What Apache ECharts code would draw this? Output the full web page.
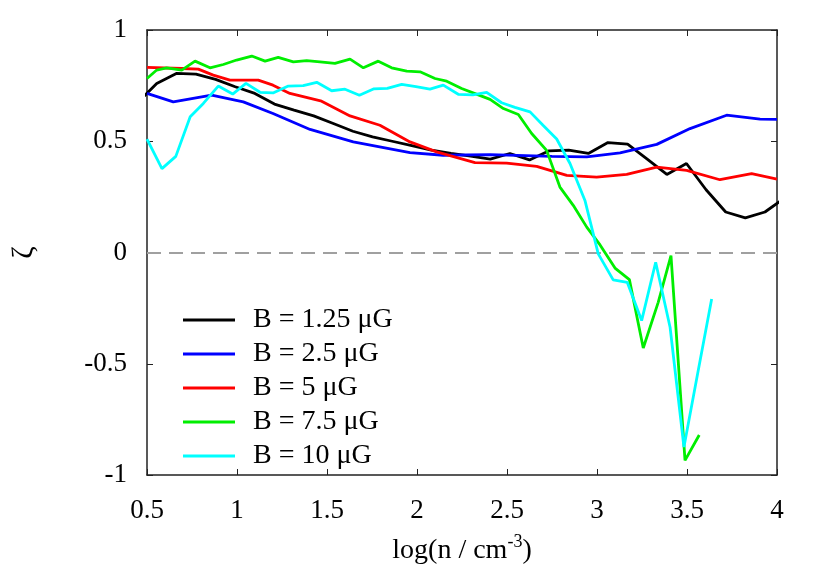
<!DOCTYPE html>
<html>
<head>
<meta charset="utf-8">
<script src="https://cdn.jsdelivr.net/npm/echarts@6/dist/echarts.min.js"></script>
<style>html,body{margin:0;padding:0;background:#fff;}#c{width:830px;height:581px;}</style>
</head>
<body>
<div id="c"></div>
<script>
// ---- data ----
const seriesNames = ['B = 1.25 μG', 'B = 2.5 μG', 'B = 5 μG', 'B = 7.5 μG', 'B = 10 μG'];
const seriesColors = ['#000000', '#0000ff', '#ff0000', '#00ee00', '#00ffff'];

const b125X = [0.445,0.554,0.663,0.772,0.881,0.990,1.099,1.208,1.317,1.426,1.535,1.644,1.753,1.862,1.971,2.080,2.189,2.298,2.407,2.516,2.625,2.734,2.843,2.952,3.061,3.170,3.279,3.388,3.497,3.606,3.715,3.824,3.933,4.042];
const b125Y = [0.67,0.76,0.805,0.802,0.778,0.745,0.715,0.667,0.64,0.614,0.58,0.545,0.52,0.5,0.48,0.46,0.445,0.433,0.42,0.445,0.416,0.457,0.46,0.445,0.494,0.487,0.42,0.351,0.4,0.282,0.182,0.156,0.182,0.245];

const b25X = [0.5,0.646,0.859,1.035,1.2,1.406,1.646,1.961,2.146,2.406,2.75,2.943,3.128,3.332,3.517,3.72,3.906,4.0];
const b25Y = [0.715,0.677,0.707,0.677,0.625,0.553,0.497,0.449,0.437,0.44,0.432,0.43,0.448,0.486,0.557,0.617,0.599,0.598];

const b5X = [0.5,0.693,0.785,0.868,0.961,1.118,1.2,1.294,1.47,1.628,1.794,1.961,2.109,2.322,2.498,2.665,2.832,2.998,3.165,3.332,3.498,3.683,3.859,4.0];
const b5Y = [0.832,0.827,0.824,0.797,0.775,0.775,0.752,0.715,0.68,0.614,0.572,0.497,0.452,0.404,0.402,0.387,0.347,0.339,0.351,0.384,0.369,0.327,0.354,0.33];

const b75X = [0.5,0.554,0.609,0.693,0.767,0.85,0.924,0.998,1.082,1.156,1.229,1.313,1.387,1.461,1.544,1.628,1.702,1.785,1.859,1.943,2.017,2.1,2.165,2.248,2.33,2.406,2.48,2.563,2.637,2.72,2.794,2.868,2.943,3.017,3.1,3.18,3.257,3.34,3.411,3.489,3.568];
const b75Y = [0.782,0.82,0.83,0.82,0.86,0.83,0.845,0.865,0.883,0.86,0.877,0.857,0.862,0.857,0.85,0.869,0.83,0.86,0.83,0.815,0.812,0.782,0.77,0.737,0.712,0.688,0.647,0.62,0.535,0.459,0.294,0.212,0.114,0.034,-0.07,-0.122,-0.429,-0.224,-0.014,-0.934,-0.82];

const b10X = [0.5,0.583,0.66,0.74,0.813,0.896,0.976,1.05,1.128,1.2,1.285,1.368,1.443,1.526,1.6,1.68,1.758,1.835,1.915,1.994,2.072,2.146,2.229,2.31,2.387,2.47,2.544,2.628,2.7,2.776,2.85,2.933,3.007,3.09,3.168,3.248,3.326,3.406,3.483,3.56,3.637];
const b10Y = [0.51,0.377,0.432,0.61,0.67,0.748,0.712,0.76,0.72,0.717,0.748,0.75,0.765,0.727,0.734,0.707,0.735,0.738,0.756,0.746,0.734,0.752,0.711,0.708,0.72,0.673,0.652,0.632,0.572,0.51,0.4,0.234,-0.006,-0.123,-0.134,-0.306,-0.044,-0.336,-0.874,-0.54,-0.209];

const xTicks = [0.5, 1, 1.5, 2, 2.5, 3, 3.5, 4];
const yTicks = [-1, -0.5, 0, 0.5, 1];

// ---- chart ----
const FONT = "'Liberation Serif','Times New Roman',serif";
const xs = [b125X, b25X, b5X, b75X, b10X];
const ys = [b125Y, b25Y, b5Y, b75Y, b10Y];
const zip = (a, b) => a.map((v, i) => [v, b[i]]);

const chart = echarts.init(document.getElementById('c'), null, {renderer: 'canvas'});

const series = seriesNames.map((name, k) => ({
  name: name,
  type: 'line',
  xAxisIndex: 0,
  yAxisIndex: 0,
  data: zip(xs[k], ys[k]),
  symbol: 'none',
  showSymbol: false,
  clip: true,
  lineStyle: {color: seriesColors[k], width: 2.8},
  itemStyle: {color: seriesColors[k]},
  z: 3 + k
}));
series[0].markLine = {
  silent: true,
  symbol: 'none',
  label: {show: false},
  lineStyle: {color: '#a0a0a0', type: [14, 8], width: 2},
  data: [{yAxis: 0}],
  z: 1
};

const axisCommon = {
  type: 'value',
  axisLine: {show: true, onZero: false, lineStyle: {color: '#222', width: 1.5}},
  axisTick: {show: true, inside: true, length: 6, lineStyle: {color: '#222', width: 1}},
  splitLine: {show: false}
};

chart.setOption({
  animation: false,
  backgroundColor: '#fff',
  grid: {left: 147, right: 53, top: 30, bottom: 106, containLabel: false, outerBoundsMode: 'none'},
  legend: {
    show: true,
    orient: 'vertical',
    left: 183,
    top: 306,
    padding: 0,
    itemWidth: 52,
    itemHeight: 12,
    itemGap: 6,
    icon: 'path://M0,0 L52,0 L52,3 L0,3 Z',
    textStyle: {fontFamily: FONT, fontSize: 28, color: '#000', lineHeight: 27, padding: [0, 0, 0, 13]},
    data: seriesNames
  },
  xAxis: [
    Object.assign({}, axisCommon, {
      position: 'bottom', min: 0.5, max: 4, interval: 0.5,
      axisLabel: {show: true, margin: 22, fontFamily: FONT, fontSize: 27, color: '#000',
        formatter: v => (xTicks.includes(v) ? String(v) : '')},
      name: '{a|log(n / cm}{s|-3}{a|)}',
      nameLocation: 'middle',
      nameGap: 58,
      nameTextStyle: {rich: {
        a: {fontFamily: FONT, fontSize: 28, color: '#000', verticalAlign: 'bottom'},
        s: {fontFamily: FONT, fontSize: 18, color: '#000', verticalAlign: 'top', padding: [0, 0, 14, 0]}
      }}
    }),
    Object.assign({}, axisCommon, {
      position: 'top', min: 0.5, max: 4, interval: 0.5,
      axisLabel: {show: false}
    })
  ],
  yAxis: [
    Object.assign({}, axisCommon, {
      position: 'left', min: -1, max: 1, interval: 0.5,
      axisLabel: {show: true, margin: 20, fontFamily: FONT, fontSize: 27, color: '#000',
        formatter: v => (yTicks.includes(v) ? String(v) : '')},
      name: 'ζ',
      nameLocation: 'middle',
      nameRotate: 90,
      nameGap: 108,
      nameTextStyle: {fontFamily: FONT, fontSize: 30, color: '#000'}
    }),
    Object.assign({}, axisCommon, {
      position: 'right', min: -1, max: 1, interval: 0.5,
      axisLabel: {show: false}
    })
  ],
  series: series
});
</script>
</body>
</html>
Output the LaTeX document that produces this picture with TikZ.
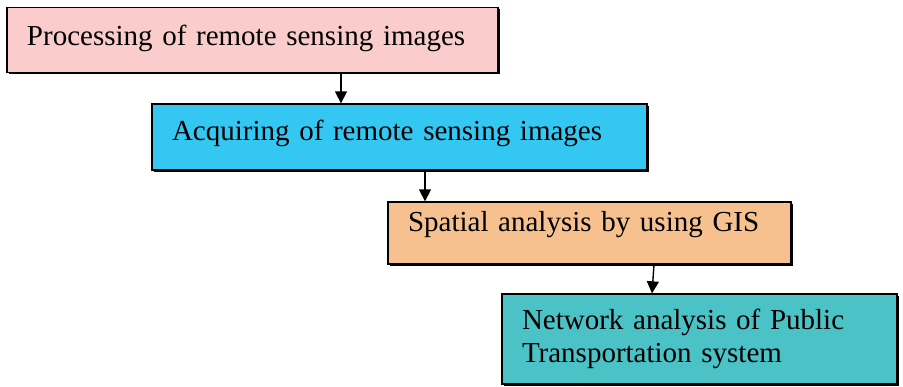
\documentclass[tikz,border=0pt]{standalone}
\usepackage{fontspec}
\setmainfont{Liberation Serif}
\usetikzlibrary{arrows.meta,shadows}
\definecolor{cpink}{RGB}{250,204,204}
\definecolor{cblue}{RGB}{52,199,242}
\definecolor{corange}{RGB}{247,193,143}
\definecolor{cteal}{RGB}{74,194,198}
\begin{document}
\begin{tikzpicture}[x=1pt,y=-1pt,
  box/.style={draw=black, line width=1.3pt, rectangle, inner xsep=20pt, inner ysep=0pt,
    align=left, font=\fontsize{29}{33}\selectfont,
    general shadow={shadow xshift=2pt, shadow yshift=-2pt, fill=black}},
  arr/.style={line width=1.4pt, -{Triangle[width=12pt,length=12pt]}}]
\useasboundingbox (0,0) rectangle (903,387);
\node[box, fill=cpink, minimum width=491pt, minimum height=65pt, text width=451pt, text depth=10pt]
  (p) at (252.5,40) {Processing of remote sensing images};
\node[box, fill=cblue, minimum width=495pt, minimum height=66pt, text width=455pt, text depth=14pt]
  (q) at (399.5,137) {Acquiring of remote sensing images};
\node[box, fill=corange, minimum width=403pt, minimum height=62pt, text width=363pt, text depth=23pt]
  (s) at (589.5,233) {Spatial analysis by using GIS};
\node[box, fill=cteal, minimum width=395pt, minimum height=90pt, text width=355pt]
  (n) at (699.5,339) {Network analysis of Public\\Transportation system};
\coordinate (c1) at (341,0);
\coordinate (c2) at (425,0);
\coordinate (c3a) at (654,0);
\coordinate (c3b) at (652,0);
\draw[arr] (p.south -| c1) -- (q.north -| c1);
\draw[arr] (q.south -| c2) -- (s.north -| c2);
\draw[arr] (s.south -| c3a) -- (n.north -| c3b);
\end{tikzpicture}
\end{document}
━━━━━━
» PROBLEM
Output the records above as they stand, from the first line to the line with "['#000000', '#0000ff', '#ff0000', '#00ee00', '#00ffff'];", inclusive, and exclude the pictures.

» FINISHED EXERCISE
What Apache ECharts code would draw this? Output the full web page.
<!DOCTYPE html>
<html>
<head>
<meta charset="utf-8">
<script src="https://cdn.jsdelivr.net/npm/echarts@6/dist/echarts.min.js"></script>
<style>html,body{margin:0;padding:0;background:#fff;}#c{width:830px;height:581px;}</style>
</head>
<body>
<div id="c"></div>
<script>
// ---- data ----
const seriesNames = ['B = 1.25 μG', 'B = 2.5 μG', 'B = 5 μG', 'B = 7.5 μG', 'B = 10 μG'];
const seriesColors = ['#000000', '#0000ff', '#ff0000', '#00ee00', '#00ffff'];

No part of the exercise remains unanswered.